Exercise requirements: Only the lines between the line holding "Emit a LaTeX" and the line holding "(-5,-0.875) rectangle (5,15.45);", both of those included, should be copied exactly; drop the pictures.

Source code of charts
* * *

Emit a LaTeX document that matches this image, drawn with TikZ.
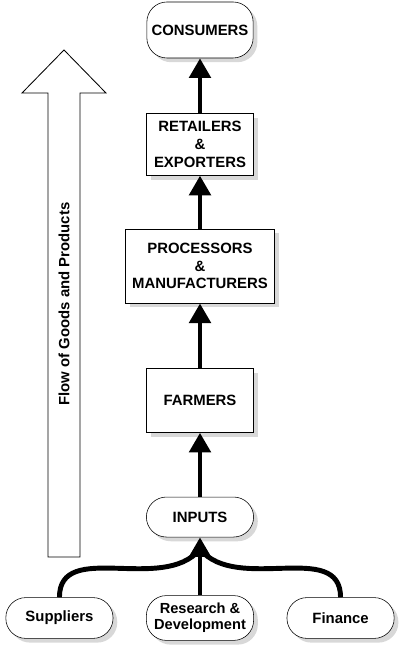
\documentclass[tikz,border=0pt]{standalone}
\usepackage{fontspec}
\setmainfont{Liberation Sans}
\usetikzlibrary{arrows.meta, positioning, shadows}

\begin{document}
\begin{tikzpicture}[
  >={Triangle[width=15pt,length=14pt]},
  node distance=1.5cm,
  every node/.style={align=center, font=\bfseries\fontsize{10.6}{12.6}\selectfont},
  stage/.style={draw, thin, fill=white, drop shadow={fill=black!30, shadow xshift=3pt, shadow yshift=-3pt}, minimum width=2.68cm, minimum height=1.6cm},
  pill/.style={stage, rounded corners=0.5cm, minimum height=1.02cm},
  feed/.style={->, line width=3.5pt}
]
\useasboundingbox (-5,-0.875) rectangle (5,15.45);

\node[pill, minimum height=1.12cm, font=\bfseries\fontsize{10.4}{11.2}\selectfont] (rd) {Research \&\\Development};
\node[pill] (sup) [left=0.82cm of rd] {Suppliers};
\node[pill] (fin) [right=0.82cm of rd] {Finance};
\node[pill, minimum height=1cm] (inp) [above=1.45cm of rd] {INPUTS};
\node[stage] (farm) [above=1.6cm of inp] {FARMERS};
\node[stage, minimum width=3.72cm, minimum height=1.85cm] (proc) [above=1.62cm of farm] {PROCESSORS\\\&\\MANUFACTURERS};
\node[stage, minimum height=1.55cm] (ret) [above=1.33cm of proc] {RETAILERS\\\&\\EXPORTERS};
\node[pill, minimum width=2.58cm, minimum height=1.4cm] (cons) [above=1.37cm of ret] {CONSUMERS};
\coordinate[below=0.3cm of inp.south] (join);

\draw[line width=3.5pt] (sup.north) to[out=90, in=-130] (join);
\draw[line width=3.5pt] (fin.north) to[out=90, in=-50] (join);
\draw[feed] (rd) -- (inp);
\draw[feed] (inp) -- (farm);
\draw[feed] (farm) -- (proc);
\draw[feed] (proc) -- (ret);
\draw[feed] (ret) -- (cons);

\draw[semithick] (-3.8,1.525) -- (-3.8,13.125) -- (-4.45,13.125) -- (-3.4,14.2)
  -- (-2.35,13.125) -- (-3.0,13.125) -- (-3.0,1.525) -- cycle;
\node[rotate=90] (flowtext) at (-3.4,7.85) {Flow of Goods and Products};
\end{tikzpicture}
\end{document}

* * *

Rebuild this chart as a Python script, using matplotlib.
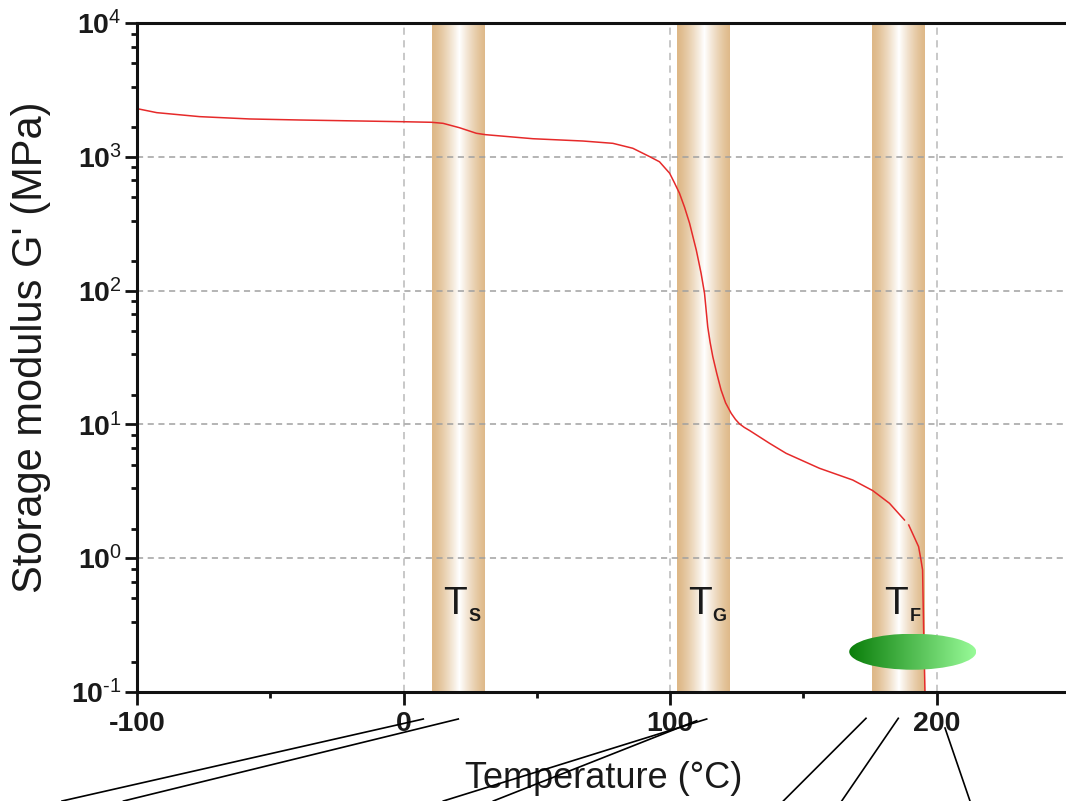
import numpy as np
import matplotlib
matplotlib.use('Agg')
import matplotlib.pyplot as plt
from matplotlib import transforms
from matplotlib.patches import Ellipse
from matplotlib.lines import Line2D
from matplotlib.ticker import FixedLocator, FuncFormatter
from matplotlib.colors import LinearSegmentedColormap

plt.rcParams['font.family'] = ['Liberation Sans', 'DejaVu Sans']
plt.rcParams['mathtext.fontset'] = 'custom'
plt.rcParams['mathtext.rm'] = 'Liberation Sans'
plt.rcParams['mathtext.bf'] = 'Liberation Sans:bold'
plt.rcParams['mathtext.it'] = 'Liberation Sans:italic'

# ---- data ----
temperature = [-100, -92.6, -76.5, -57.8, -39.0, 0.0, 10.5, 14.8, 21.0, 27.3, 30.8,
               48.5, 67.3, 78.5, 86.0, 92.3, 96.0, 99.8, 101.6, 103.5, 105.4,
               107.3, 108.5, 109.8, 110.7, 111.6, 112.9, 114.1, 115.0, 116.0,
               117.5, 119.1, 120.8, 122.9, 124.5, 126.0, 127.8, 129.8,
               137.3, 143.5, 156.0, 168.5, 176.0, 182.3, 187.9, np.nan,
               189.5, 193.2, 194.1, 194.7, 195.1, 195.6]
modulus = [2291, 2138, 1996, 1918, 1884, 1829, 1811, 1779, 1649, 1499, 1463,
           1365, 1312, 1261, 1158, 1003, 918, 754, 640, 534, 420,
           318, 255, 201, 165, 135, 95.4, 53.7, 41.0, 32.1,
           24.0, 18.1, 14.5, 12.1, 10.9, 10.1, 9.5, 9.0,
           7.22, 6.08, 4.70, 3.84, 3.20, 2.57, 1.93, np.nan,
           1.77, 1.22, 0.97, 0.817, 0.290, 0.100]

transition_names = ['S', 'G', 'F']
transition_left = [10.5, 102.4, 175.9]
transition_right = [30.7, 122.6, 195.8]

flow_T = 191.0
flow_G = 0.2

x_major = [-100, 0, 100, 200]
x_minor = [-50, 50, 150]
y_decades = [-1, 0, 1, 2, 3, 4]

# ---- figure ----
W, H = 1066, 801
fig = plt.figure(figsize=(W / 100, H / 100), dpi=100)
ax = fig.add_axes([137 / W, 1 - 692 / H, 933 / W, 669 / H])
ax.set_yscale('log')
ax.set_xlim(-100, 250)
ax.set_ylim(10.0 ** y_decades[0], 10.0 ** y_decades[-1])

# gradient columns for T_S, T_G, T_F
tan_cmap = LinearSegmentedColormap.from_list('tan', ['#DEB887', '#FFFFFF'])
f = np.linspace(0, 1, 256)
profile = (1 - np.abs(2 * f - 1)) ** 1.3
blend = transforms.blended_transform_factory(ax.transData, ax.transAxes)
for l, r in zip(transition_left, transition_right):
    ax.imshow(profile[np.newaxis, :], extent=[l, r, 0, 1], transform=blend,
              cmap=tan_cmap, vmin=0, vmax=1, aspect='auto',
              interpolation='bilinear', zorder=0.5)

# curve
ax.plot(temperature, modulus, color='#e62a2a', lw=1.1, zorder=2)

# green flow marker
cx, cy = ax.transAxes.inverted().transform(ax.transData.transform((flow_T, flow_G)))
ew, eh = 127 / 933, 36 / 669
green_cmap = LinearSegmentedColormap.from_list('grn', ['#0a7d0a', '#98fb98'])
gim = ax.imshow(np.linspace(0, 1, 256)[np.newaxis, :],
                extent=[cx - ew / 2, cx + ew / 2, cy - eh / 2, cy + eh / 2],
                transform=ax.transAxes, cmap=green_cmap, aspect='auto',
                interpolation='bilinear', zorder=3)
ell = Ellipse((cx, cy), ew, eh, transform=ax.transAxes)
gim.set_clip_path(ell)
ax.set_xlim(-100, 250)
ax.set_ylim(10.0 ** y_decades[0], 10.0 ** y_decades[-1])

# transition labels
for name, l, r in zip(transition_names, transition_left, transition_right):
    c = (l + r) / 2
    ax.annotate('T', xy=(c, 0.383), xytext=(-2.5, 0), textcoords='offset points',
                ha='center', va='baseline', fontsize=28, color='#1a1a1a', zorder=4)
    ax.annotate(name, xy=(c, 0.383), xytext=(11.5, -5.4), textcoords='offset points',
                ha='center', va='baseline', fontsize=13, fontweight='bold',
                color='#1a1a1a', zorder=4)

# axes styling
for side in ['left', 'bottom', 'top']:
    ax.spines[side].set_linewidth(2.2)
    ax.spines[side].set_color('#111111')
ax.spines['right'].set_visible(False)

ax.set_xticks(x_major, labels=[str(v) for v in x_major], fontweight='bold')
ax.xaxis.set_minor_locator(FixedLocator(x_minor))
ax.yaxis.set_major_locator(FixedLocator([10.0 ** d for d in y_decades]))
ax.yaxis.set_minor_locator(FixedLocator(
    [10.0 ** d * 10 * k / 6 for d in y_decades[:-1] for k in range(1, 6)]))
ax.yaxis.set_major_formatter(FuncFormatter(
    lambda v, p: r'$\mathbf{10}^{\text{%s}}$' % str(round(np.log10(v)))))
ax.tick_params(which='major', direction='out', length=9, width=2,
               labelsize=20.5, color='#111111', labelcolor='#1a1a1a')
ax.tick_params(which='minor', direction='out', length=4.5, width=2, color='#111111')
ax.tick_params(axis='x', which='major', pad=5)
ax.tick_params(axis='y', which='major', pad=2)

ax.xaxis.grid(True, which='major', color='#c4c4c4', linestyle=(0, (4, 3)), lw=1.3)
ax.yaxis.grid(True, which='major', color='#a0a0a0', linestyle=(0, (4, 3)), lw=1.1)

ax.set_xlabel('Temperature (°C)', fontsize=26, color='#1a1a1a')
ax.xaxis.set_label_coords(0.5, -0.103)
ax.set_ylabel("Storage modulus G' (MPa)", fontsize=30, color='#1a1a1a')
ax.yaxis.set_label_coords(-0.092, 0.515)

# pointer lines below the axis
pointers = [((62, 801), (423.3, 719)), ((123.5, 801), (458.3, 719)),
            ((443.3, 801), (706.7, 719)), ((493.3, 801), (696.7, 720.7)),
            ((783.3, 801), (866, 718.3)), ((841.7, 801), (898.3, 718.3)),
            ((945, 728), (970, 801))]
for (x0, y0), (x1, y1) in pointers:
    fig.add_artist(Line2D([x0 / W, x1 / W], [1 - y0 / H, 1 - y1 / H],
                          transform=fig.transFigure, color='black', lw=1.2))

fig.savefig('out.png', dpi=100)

* * *

Written response:
Emit a LaTeX document that matches this image, drawn with TikZ.
\documentclass[tikz,border=0pt]{standalone}
\usepackage{fontspec}
\setmainfont{Liberation Sans}
\usetikzlibrary{arrows.meta, positioning, shadows}

\begin{document}
\begin{tikzpicture}[
  >={Triangle[width=15pt,length=14pt]},
  node distance=1.5cm,
  every node/.style={align=center, font=\bfseries\fontsize{10.6}{12.6}\selectfont},
  stage/.style={draw, thin, fill=white, drop shadow={fill=black!30, shadow xshift=3pt, shadow yshift=-3pt}, minimum width=2.68cm, minimum height=1.6cm},
  pill/.style={stage, rounded corners=0.5cm, minimum height=1.02cm},
  feed/.style={->, line width=3.5pt}
]
\useasboundingbox (-5,-0.875) rectangle (5,15.45);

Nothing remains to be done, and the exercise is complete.